Oireachtas Joint and Select Committees

Thursday, 13 May 2021

Joint Oireachtas Committee on Agriculture, Food and the Marine

Pre-Legislative Scrutiny of the Sea-Fisheries (Amendment) Bill, 2021: Discussion (Resumed)

Photo of Verona MurphyVerona Murphy (Wexford, Independent) | Oireachtas source

With due respect to the Minister, it is the competent authority but this is something that relates to Ireland. This report did not go back to the SFPA, it came back to the Irish Government. Is it fair to say that it is actually up to the Minister to fund the SFPA and to put the control mechanism in place? The SFPA is already in receipt of millions of euros. In the past two years it has received, I believe, in excess of €24 million, and it has brought no actual prosecutions and has put us in jeopardy, as the Minister has said of €38 million, and it may be a little bit more. There is no prosecution and it has no mechanism for weighing fish. Anything to do with the weighing of fish in the method that it is proposing is a food safety hazard, apart from anything else, and it is putting at risk all of the produce that is caught and has to be weighed on the quayside in the sun, where ice is dumped. Most of the quayside’s do not even have the ability to even provide ice. Yet, this is what we are moving forward with, with funding of millions of euros coming to the SFPA. The Minister is absolving himself of any responsibility to provide weighing mechanisms.

The Road Safety Authority, RSA, does not ask hauliers to weigh their trucks. It is the enforcement agency and it must provide the weighing machines that are installed on the side of the roads. If it has weigh pads, these are brought out with the authority and are calibrated every time they are moved. Every time a movable weighing mechanism is moved, it must be calibrated, because the act of movement in itself uncalibrates it and it has to be calibrated every time it lands. We have small piers in Wexford, in Duncannon, Kilmore Quay and Ballyhack. None of these piers, and Kilmore Quay is the biggest of these, has a weighing mechanism for outside. There is no way that this is going to be enforced in the same way upon foreign vessels as it will be on Irish fishing vessels. That is already the case here.

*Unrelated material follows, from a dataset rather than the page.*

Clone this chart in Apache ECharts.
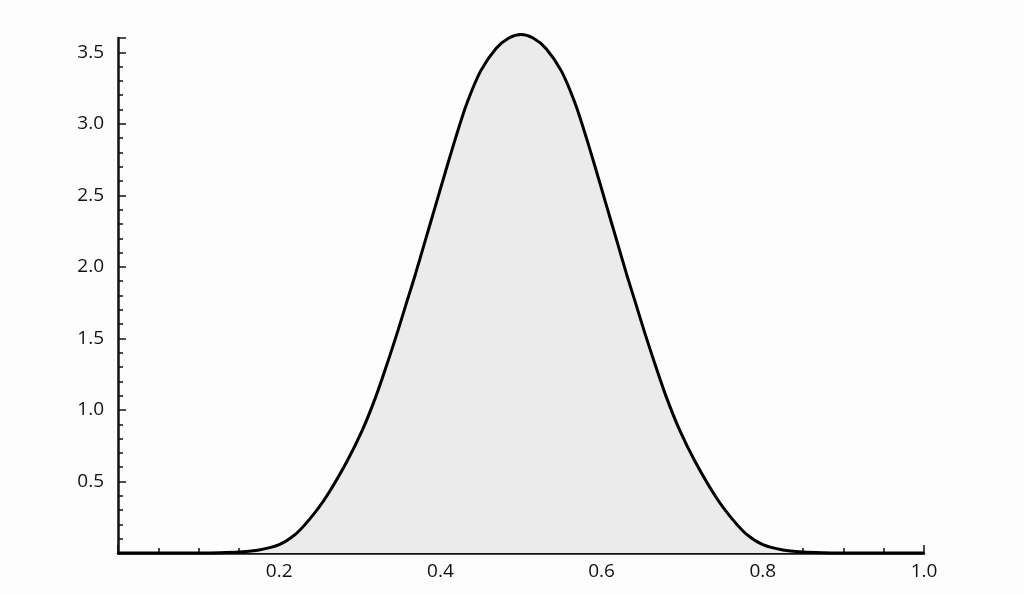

There were 153 inspections carried out from information I received from a parliamentary question that I asked a number of weeks ago. In the six-week period from mid-February to the end of March 2021, the SFPA carried out 153 inspections. I would say that that is quite sizeable given that our fishing boats only come back to pier once a week and there were no serious infringements. Yet, we have the EU telling us that we are not capable. These were inspections carried out, by the way, before we saw the headline in the press that we were not capable of administering a control mechanism. What does the Minister have to say to that?